Keywords: self assembly, plasma enhanced chemical vapor deposition, neuronal cell proliferation, characterization


Self-assembly of biomolecules such as aromatic dipeptides forms functional and biocompatible nanostructures of various structures and biomedical applications. Solution-phase self-assembly (SPSA) and an eco-friendly technique i.e. plasma enhanced chemical vapor deposition (PECVD), were used to synthesize peptide nanotubes. The process of self-assembly and forces involved were studied using quantum chemical computational methods at different levels of theories like dispersion-corrected density functional and Moller-Plesset perturbation.

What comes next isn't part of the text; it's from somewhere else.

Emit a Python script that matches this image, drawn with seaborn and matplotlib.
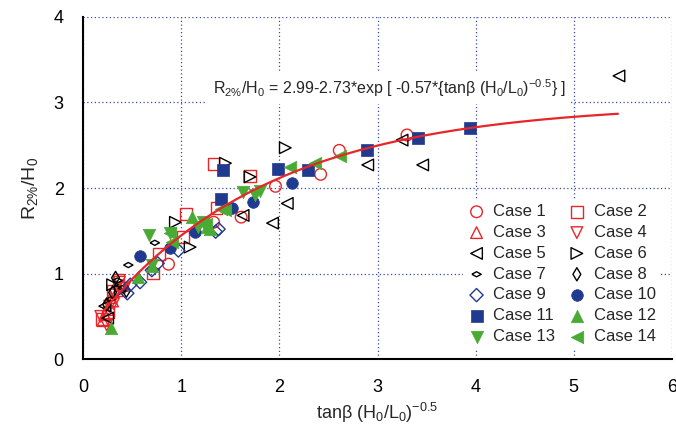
import numpy as np
import pandas as pd
import matplotlib
matplotlib.use("Agg")
import matplotlib.pyplot as plt
import seaborn as sns

# data: tan(beta)*(H0/L0)^-0.5  vs  R2%/H0
case1_x = [0.87, 1.33, 1.61, 1.96, 2.42, 2.61, 3.30]
case1_y = [1.11, 1.60, 1.66, 2.02, 2.16, 2.44, 2.62]
case2_x = [0.19, 0.26, 0.30, 0.36, 0.71, 0.77, 1.02, 1.05, 1.36, 1.33, 1.70]
case2_y = [0.47, 0.55, 0.80, 0.93, 1.00, 1.23, 1.43, 1.70, 1.77, 2.28, 2.14]
case3_x = [0.20, 0.22, 0.25, 0.28, 0.30, 0.35, 0.40]
case3_y = [0.45, 0.52, 0.58, 0.72, 0.68, 0.80, 0.86]
case4_x = [0.18, 0.24, 0.27, 0.31, 0.33, 0.37, 0.42]
case4_y = [0.50, 0.40, 0.62, 0.65, 0.75, 0.90, 0.83]
case5_x = [0.22, 0.25, 1.63, 1.93, 2.08, 2.90, 3.25, 3.46, 5.46]
case5_y = [0.62, 0.48, 1.68, 1.59, 1.82, 2.27, 2.56, 2.27, 3.31]
case6_x = [0.30, 0.38, 0.94, 1.09, 1.45, 1.70, 2.06]
case6_y = [0.87, 0.80, 1.60, 1.31, 2.29, 2.13, 2.47]
case7_x = [0.28, 0.35, 0.40, 0.46, 0.73]
case7_y = [0.70, 0.92, 0.83, 1.10, 1.36]
case8_x = [0.24, 0.30, 0.33, 0.44]
case8_y = [0.64, 0.78, 0.95, 0.80]
case9_x = [0.45, 0.48, 0.58, 0.70, 0.76, 0.97, 1.35, 1.38]
case9_y = [0.77, 0.87, 0.90, 1.04, 1.12, 1.27, 1.49, 1.52]
case10_x = [0.58, 0.89, 1.14, 1.52, 1.73, 2.13]
case10_y = [1.20, 1.30, 1.49, 1.77, 1.84, 2.06]
case11_x = [1.40, 1.43, 1.99, 2.29, 2.89, 3.41, 3.94]
case11_y = [1.87, 2.21, 2.22, 2.21, 2.44, 2.58, 2.70]
case12_x = [0.28, 0.56, 0.70, 1.11, 1.26, 1.29]
case12_y = [0.37, 0.96, 1.09, 1.66, 1.54, 1.52]
case13_x = [0.67, 0.70, 0.89, 1.17, 1.22, 1.63, 1.75, 1.80]
case13_y = [1.45, 1.10, 1.47, 1.55, 1.60, 1.95, 1.92, 1.97]
case14_x = [0.89, 0.91, 1.25, 1.40, 1.45, 2.11, 2.36, 2.62]
case14_y = [1.48, 1.37, 1.58, 1.75, 1.74, 2.25, 2.29, 2.37]

# fit quoted on the chart: y = a - b*exp(-c*x)
fit_a, fit_b, fit_c = 2.99, 2.73, 0.57
fit_xmin, fit_xmax = 0.2, 5.45

RED = "#e8262a"
BLUE = "#203a8f"
GREEN = "#4aab34"
flat_diamond = [(-1, 0), (0, 0.55), (1, 0), (0, -0.55), (-1, 0)]

# (x, y, marker, colour, filled, size)
cases = {
    1: (case1_x, case1_y, "o", RED, False, 70),
    2: (case2_x, case2_y, "s", RED, False, 70),
    3: (case3_x, case3_y, "^", RED, False, 70),
    4: (case4_x, case4_y, "v", RED, False, 70),
    5: (case5_x, case5_y, "<", "black", False, 70),
    6: (case6_x, case6_y, ">", "black", False, 70),
    7: (case7_x, case7_y, flat_diamond, "black", False, 45),
    8: (case8_x, case8_y, "d", "black", False, 45),
    9: (case9_x, case9_y, "D", BLUE, False, 45),
    10: (case10_x, case10_y, "o", BLUE, True, 70),
    11: (case11_x, case11_y, "s", BLUE, True, 80),
    12: (case12_x, case12_y, "^", GREEN, True, 80),
    13: (case13_x, case13_y, "v", GREEN, True, 80),
    14: (case14_x, case14_y, "<", GREEN, True, 80),
}

rows = []
for k, (xs, ys, *_rest) in cases.items():
    for xv, yv in zip(xs, ys):
        rows.append({"case": k, "x": xv, "y": yv})
df = pd.DataFrame(rows)

sns.set_style("white")
plt.rcParams["font.family"] = ["Liberation Sans", "DejaVu Sans"]
plt.rcParams["mathtext.fontset"] = "custom"
plt.rcParams["mathtext.rm"] = "Liberation Sans"
plt.rcParams["mathtext.it"] = "Liberation Sans:italic"

fig = plt.figure(figsize=(6.76, 4.44), dpi=100)
ax = fig.add_axes([0.123, 0.191, 0.871, 0.771])

handles = {}
for k, (xs, ys, mk, col, filled, size) in cases.items():
    sub = df[df["case"] == k]
    if filled:
        sns.scatterplot(data=sub, x="x", y="y", marker=mk, s=size, color=col,
                        edgecolor=col, linewidth=0.5, ax=ax, zorder=3)
    else:
        sns.scatterplot(data=sub, x="x", y="y", marker=mk, s=size,
                        facecolor="none", edgecolor=col, linewidth=1.0,
                        ax=ax, zorder=3)
    handles[k] = ax.scatter([], [], marker=mk, s=size,
                            facecolor=col if filled else "none",
                            edgecolor=col, linewidth=0.5 if filled else 1.0,
                            label=f"Case {k}")

xf = np.linspace(fit_xmin, fit_xmax, 200)
yf = fit_a - fit_b * np.exp(-fit_c * xf)
sns.lineplot(x=xf, y=yf, color=RED, linewidth=1.6, ax=ax, zorder=4)

ax.set_xlim(0, 6)
ax.set_ylim(0, 4)
ax.set_xticks(range(0, 7))
ax.set_yticks(range(0, 5))
ax.grid(True, color="#3a4aa8", linestyle=(0, (1, 2)), linewidth=0.9)
for side in ["top", "right"]:
    ax.spines[side].set_visible(False)
for side in ["left", "bottom"]:
    ax.spines[side].set_color("black")
    ax.spines[side].set_linewidth(1.5)
ax.tick_params(axis="both", direction="out", length=10, width=1.5,
               labelsize=13, colors="black")
ax.tick_params(axis="x", pad=4)
ax.tick_params(axis="y", pad=4)

ax.set_xlabel("tanβ (H$_0$/L$_0$)$^{-0.5}$", fontsize=13, labelpad=4)
ax.set_ylabel("R$_{2\\%}$/H$_0$", fontsize=14, labelpad=10)

ax.text(1.32, 3.17,
        "R$_{2\\%}$/H$_0$ = 2.99-2.73*exp [ -0.57*{tanβ (H$_0$/L$_0$)$^{-0.5}$} ]",
        fontsize=11.5, va="center", ha="left", zorder=5,
        bbox=dict(facecolor="white", edgecolor="none", pad=4))

order = [1, 3, 5, 7, 9, 11, 13, 2, 4, 6, 8, 10, 12, 14]
leg = ax.legend(handles=[handles[k] for k in order], ncol=2, loc="lower right",
                bbox_to_anchor=(0.995, 0.005), fontsize=12, frameon=True,
                handlelength=1.0, handletextpad=0.5, columnspacing=0.8,
                labelspacing=0.35, borderpad=0.3)
leg.get_frame().set_edgecolor("none")
leg.get_frame().set_facecolor("white")
leg.get_frame().set_alpha(1)
leg.set_zorder(6)

fig.savefig("out.png", dpi=100)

These nanotubes were examined for their biophysicochemical surface properties using various techniques. Morphological features of these nanostructures were studied using scanning electron and transmission electron and confocal microscopy. Thermochemical characterization was carried out using differential scanning calorimetry and thermogravimetric analysis, Fourier transforms infrared spectroscopy, liquid chromatography-mass spectroscopy, Raman scattering, nuclear magnetic resonance, and powder x-ray diffraction, and circular dichroism spectroscopy. Rat adrenal pheochromocytoma (PC-12), human neuronal cell lines (SH-SY5Y) and neural progenitor cells were used for MTT (3-(4,5-dimethylthiazol-2-yl)-2,5-diphenyltetrazolium bromide) cytotoxicity studies, dopamine-enzyme linked immunosorbent assay, and real-time polymerase chain reaction (q-PCR). In addition, differences in cellular proliferation and gene expression of the cells grown on peptide nanostructures were observed.